> **TASK BRIEF**:
Copy the data that follows, character for character, minus the pictures.

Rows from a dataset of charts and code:
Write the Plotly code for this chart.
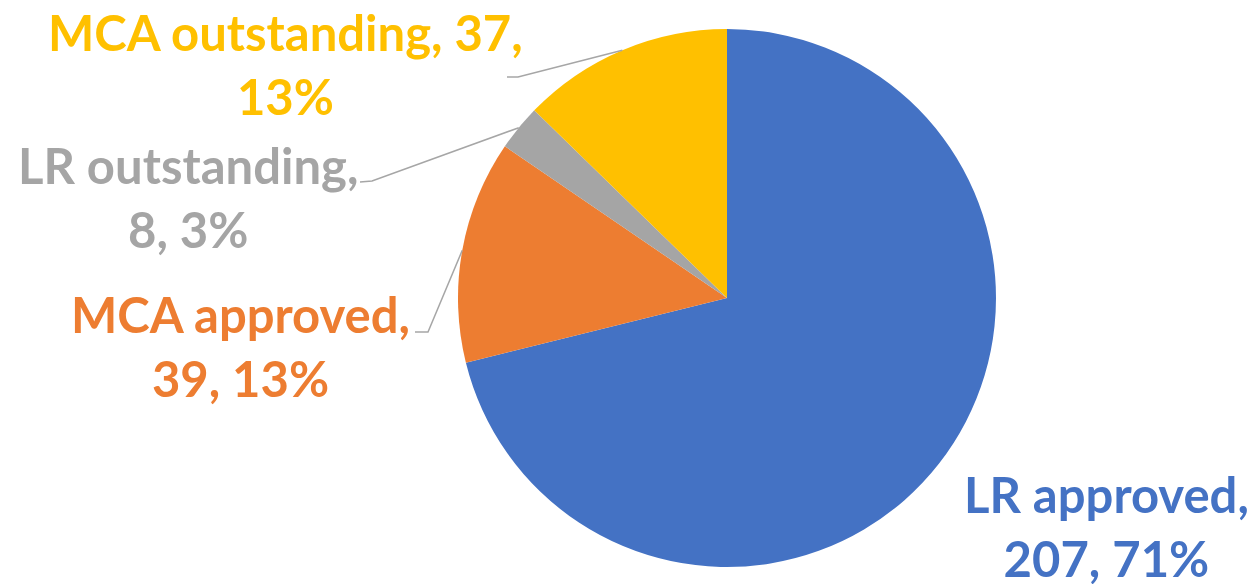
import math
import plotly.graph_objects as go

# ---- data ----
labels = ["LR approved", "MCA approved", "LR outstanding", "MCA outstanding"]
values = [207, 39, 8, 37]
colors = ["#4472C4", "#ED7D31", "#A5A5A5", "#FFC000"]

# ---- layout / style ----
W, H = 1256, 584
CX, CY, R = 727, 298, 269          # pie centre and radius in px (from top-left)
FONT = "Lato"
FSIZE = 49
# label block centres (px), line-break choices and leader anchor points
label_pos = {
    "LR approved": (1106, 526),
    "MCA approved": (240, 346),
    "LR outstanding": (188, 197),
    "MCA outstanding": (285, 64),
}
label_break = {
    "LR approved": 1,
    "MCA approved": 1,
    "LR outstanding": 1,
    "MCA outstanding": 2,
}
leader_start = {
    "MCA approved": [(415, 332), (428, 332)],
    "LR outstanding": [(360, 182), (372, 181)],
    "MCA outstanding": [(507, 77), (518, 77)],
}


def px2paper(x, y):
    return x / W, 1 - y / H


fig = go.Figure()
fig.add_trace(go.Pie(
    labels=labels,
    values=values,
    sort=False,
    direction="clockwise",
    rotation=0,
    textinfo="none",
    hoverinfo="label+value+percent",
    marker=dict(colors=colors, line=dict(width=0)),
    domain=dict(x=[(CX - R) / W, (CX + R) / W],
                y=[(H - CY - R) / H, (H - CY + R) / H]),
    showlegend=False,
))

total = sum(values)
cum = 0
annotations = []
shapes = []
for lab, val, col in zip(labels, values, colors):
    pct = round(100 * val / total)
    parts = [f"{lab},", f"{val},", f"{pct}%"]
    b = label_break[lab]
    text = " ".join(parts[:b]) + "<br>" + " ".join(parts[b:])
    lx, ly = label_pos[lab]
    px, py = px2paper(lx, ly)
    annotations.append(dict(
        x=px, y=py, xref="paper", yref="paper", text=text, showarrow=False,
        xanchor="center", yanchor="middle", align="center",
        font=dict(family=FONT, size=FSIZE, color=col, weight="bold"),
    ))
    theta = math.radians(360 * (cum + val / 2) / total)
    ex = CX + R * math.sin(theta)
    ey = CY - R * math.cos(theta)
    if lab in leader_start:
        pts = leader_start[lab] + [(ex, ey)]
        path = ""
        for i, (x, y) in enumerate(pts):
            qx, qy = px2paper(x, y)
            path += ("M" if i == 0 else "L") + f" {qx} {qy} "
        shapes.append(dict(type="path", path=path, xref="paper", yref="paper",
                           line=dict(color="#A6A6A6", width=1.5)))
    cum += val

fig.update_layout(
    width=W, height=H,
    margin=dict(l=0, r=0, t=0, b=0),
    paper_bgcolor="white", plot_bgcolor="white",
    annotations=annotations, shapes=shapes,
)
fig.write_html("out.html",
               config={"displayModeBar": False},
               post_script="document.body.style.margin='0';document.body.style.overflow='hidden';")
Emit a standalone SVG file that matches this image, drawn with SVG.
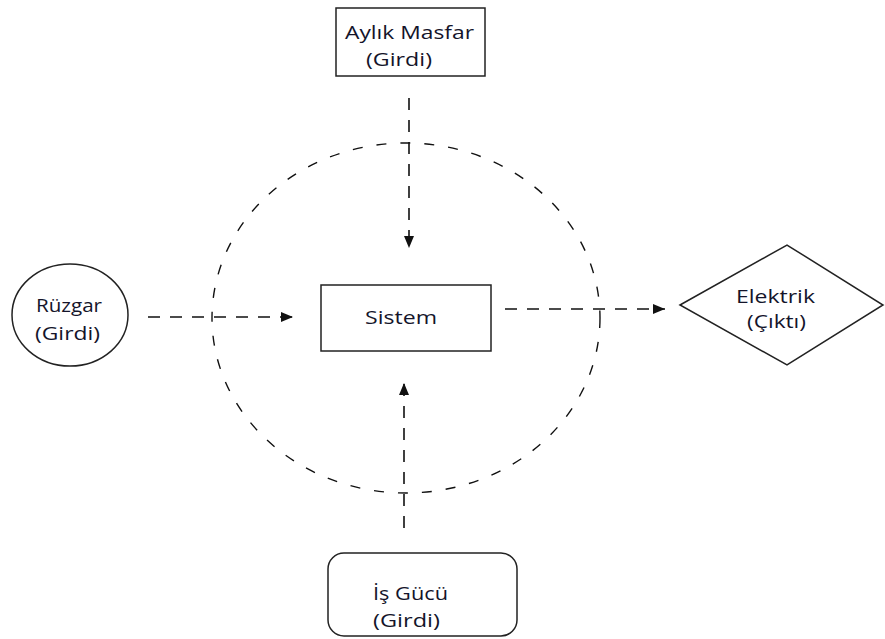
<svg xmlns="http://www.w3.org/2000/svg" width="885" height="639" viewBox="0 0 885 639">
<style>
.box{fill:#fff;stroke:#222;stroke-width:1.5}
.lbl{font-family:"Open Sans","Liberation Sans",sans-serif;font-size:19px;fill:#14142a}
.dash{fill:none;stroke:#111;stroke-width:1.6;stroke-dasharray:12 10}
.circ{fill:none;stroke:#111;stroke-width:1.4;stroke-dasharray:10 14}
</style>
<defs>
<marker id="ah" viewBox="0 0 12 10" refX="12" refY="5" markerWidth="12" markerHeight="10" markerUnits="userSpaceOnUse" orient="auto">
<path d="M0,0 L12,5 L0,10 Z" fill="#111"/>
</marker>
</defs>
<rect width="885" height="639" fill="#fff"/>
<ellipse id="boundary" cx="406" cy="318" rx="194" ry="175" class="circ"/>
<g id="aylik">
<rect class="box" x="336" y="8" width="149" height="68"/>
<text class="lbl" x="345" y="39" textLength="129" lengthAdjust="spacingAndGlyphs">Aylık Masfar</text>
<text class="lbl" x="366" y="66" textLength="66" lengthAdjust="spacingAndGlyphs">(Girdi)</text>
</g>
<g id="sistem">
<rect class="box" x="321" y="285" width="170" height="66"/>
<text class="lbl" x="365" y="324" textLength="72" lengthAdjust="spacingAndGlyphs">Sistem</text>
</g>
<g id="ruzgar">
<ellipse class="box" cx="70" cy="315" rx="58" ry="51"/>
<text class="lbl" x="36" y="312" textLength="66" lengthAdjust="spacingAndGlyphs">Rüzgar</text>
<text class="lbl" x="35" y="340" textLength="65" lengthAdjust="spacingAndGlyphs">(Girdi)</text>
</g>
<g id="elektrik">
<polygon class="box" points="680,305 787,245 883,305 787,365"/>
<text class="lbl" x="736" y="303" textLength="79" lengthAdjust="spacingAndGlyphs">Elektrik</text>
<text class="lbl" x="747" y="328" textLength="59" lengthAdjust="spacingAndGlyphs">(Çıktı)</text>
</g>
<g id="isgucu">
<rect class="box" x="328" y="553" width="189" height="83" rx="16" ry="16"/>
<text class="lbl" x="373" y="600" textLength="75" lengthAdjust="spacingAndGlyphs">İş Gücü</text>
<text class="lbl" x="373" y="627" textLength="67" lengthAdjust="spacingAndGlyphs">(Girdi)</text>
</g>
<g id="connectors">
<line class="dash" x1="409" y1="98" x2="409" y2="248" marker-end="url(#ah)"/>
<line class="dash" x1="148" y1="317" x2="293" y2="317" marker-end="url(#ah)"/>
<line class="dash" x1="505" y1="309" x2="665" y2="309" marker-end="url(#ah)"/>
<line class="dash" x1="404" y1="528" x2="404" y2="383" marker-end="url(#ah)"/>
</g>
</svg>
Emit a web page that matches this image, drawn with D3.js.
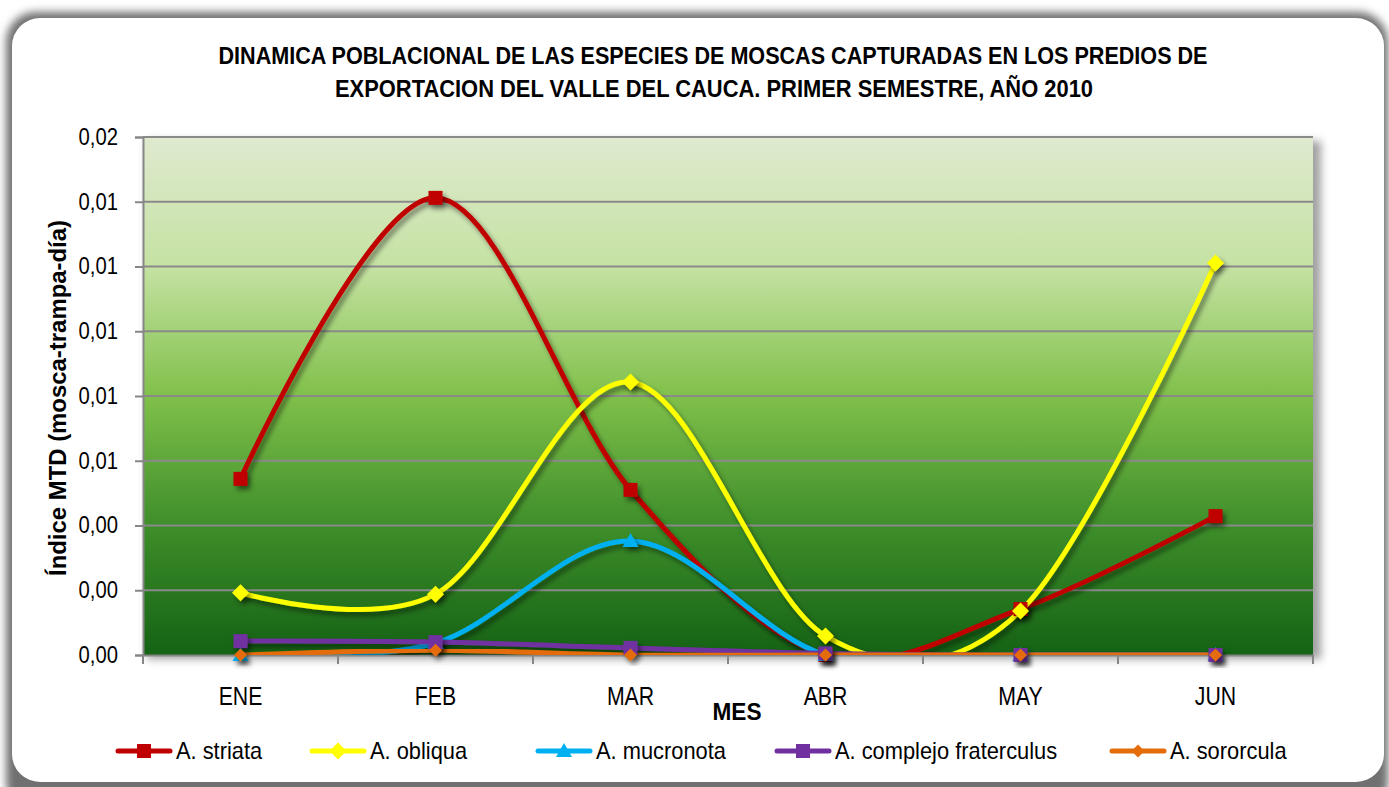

> **RESULT**:
Write the Plotly code for this chart.
import math
import plotly.graph_objects as go

# ---- data ----
labels = ["LR approved", "MCA approved", "LR outstanding", "MCA outstanding"]
values = [207, 39, 8, 37]
colors = ["#4472C4", "#ED7D31", "#A5A5A5", "#FFC000"]

# ---- layout / style ----
W, H = 1256, 584
CX, CY, R = 727, 298, 269          # pie centre and radius in px (from top-left)
FONT = "Lato"
FSIZE = 49
# label block centres (px), line-break choices and leader anchor points
label_pos = {
    "LR approved": (1106, 526),
    "MCA approved": (240, 346),
    "LR outstanding": (188, 197),
    "MCA outstanding": (285, 64),
}
label_break = {
    "LR approved": 1,
    "MCA approved": 1,
    "LR outstanding": 1,
    "MCA outstanding": 2,
}
leader_start = {
    "MCA approved": [(415, 332), (428, 332)],
    "LR outstanding": [(360, 182), (372, 181)],
    "MCA outstanding": [(507, 77), (518, 77)],
}


def px2paper(x, y):
    return x / W, 1 - y / H


fig = go.Figure()
fig.add_trace(go.Pie(
    labels=labels,
    values=values,
    sort=False,
    direction="clockwise",
    rotation=0,
    textinfo="none",
    hoverinfo="label+value+percent",
    marker=dict(colors=colors, line=dict(width=0)),
    domain=dict(x=[(CX - R) / W, (CX + R) / W],
                y=[(H - CY - R) / H, (H - CY + R) / H]),
    showlegend=False,
))

total = sum(values)
cum = 0
annotations = []
shapes = []
for lab, val, col in zip(labels, values, colors):
    pct = round(100 * val / total)
    parts = [f"{lab},", f"{val},", f"{pct}%"]
    b = label_break[lab]
    text = " ".join(parts[:b]) + "<br>" + " ".join(parts[b:])
    lx, ly = label_pos[lab]
    px, py = px2paper(lx, ly)
    annotations.append(dict(
        x=px, y=py, xref="paper", yref="paper", text=text, showarrow=False,
        xanchor="center", yanchor="middle", align="center",
        font=dict(family=FONT, size=FSIZE, color=col, weight="bold"),
    ))
    theta = math.radians(360 * (cum + val / 2) / total)
    ex = CX + R * math.sin(theta)
    ey = CY - R * math.cos(theta)
    if lab in leader_start:
        pts = leader_start[lab] + [(ex, ey)]
        path = ""
        for i, (x, y) in enumerate(pts):
            qx, qy = px2paper(x, y)
            path += ("M" if i == 0 else "L") + f" {qx} {qy} "
        shapes.append(dict(type="path", path=path, xref="paper", yref="paper",
                           line=dict(color="#A6A6A6", width=1.5)))
    cum += val

fig.update_layout(
    width=W, height=H,
    margin=dict(l=0, r=0, t=0, b=0),
    paper_bgcolor="white", plot_bgcolor="white",
    annotations=annotations, shapes=shapes,
)
fig.write_html("out.html",
               config={"displayModeBar": False},
               post_script="document.body.style.margin='0';document.body.style.overflow='hidden';")
Emit a standalone SVG file that matches this image, drawn with SVG.
<svg xmlns="http://www.w3.org/2000/svg" width="885" height="639" viewBox="0 0 885 639">
<style>
.box{fill:#fff;stroke:#222;stroke-width:1.5}
.lbl{font-family:"Open Sans","Liberation Sans",sans-serif;font-size:19px;fill:#14142a}
.dash{fill:none;stroke:#111;stroke-width:1.6;stroke-dasharray:12 10}
.circ{fill:none;stroke:#111;stroke-width:1.4;stroke-dasharray:10 14}
</style>
<defs>
<marker id="ah" viewBox="0 0 12 10" refX="12" refY="5" markerWidth="12" markerHeight="10" markerUnits="userSpaceOnUse" orient="auto">
<path d="M0,0 L12,5 L0,10 Z" fill="#111"/>
</marker>
</defs>
<rect width="885" height="639" fill="#fff"/>
<ellipse id="boundary" cx="406" cy="318" rx="194" ry="175" class="circ"/>
<g id="aylik">
<rect class="box" x="336" y="8" width="149" height="68"/>
<text class="lbl" x="345" y="39" textLength="129" lengthAdjust="spacingAndGlyphs">Aylık Masfar</text>
<text class="lbl" x="366" y="66" textLength="66" lengthAdjust="spacingAndGlyphs">(Girdi)</text>
</g>
<g id="sistem">
<rect class="box" x="321" y="285" width="170" height="66"/>
<text class="lbl" x="365" y="324" textLength="72" lengthAdjust="spacingAndGlyphs">Sistem</text>
</g>
<g id="ruzgar">
<ellipse class="box" cx="70" cy="315" rx="58" ry="51"/>
<text class="lbl" x="36" y="312" textLength="66" lengthAdjust="spacingAndGlyphs">Rüzgar</text>
<text class="lbl" x="35" y="340" textLength="65" lengthAdjust="spacingAndGlyphs">(Girdi)</text>
</g>
<g id="elektrik">
<polygon class="box" points="680,305 787,245 883,305 787,365"/>
<text class="lbl" x="736" y="303" textLength="79" lengthAdjust="spacingAndGlyphs">Elektrik</text>
<text class="lbl" x="747" y="328" textLength="59" lengthAdjust="spacingAndGlyphs">(Çıktı)</text>
</g>
<g id="isgucu">
<rect class="box" x="328" y="553" width="189" height="83" rx="16" ry="16"/>
<text class="lbl" x="373" y="600" textLength="75" lengthAdjust="spacingAndGlyphs">İş Gücü</text>
<text class="lbl" x="373" y="627" textLength="67" lengthAdjust="spacingAndGlyphs">(Girdi)</text>
</g>
<g id="connectors">
<line class="dash" x1="409" y1="98" x2="409" y2="248" marker-end="url(#ah)"/>
<line class="dash" x1="148" y1="317" x2="293" y2="317" marker-end="url(#ah)"/>
<line class="dash" x1="505" y1="309" x2="665" y2="309" marker-end="url(#ah)"/>
<line class="dash" x1="404" y1="528" x2="404" y2="383" marker-end="url(#ah)"/>
</g>
</svg>
Emit a web page that matches this image, drawn with D3.js.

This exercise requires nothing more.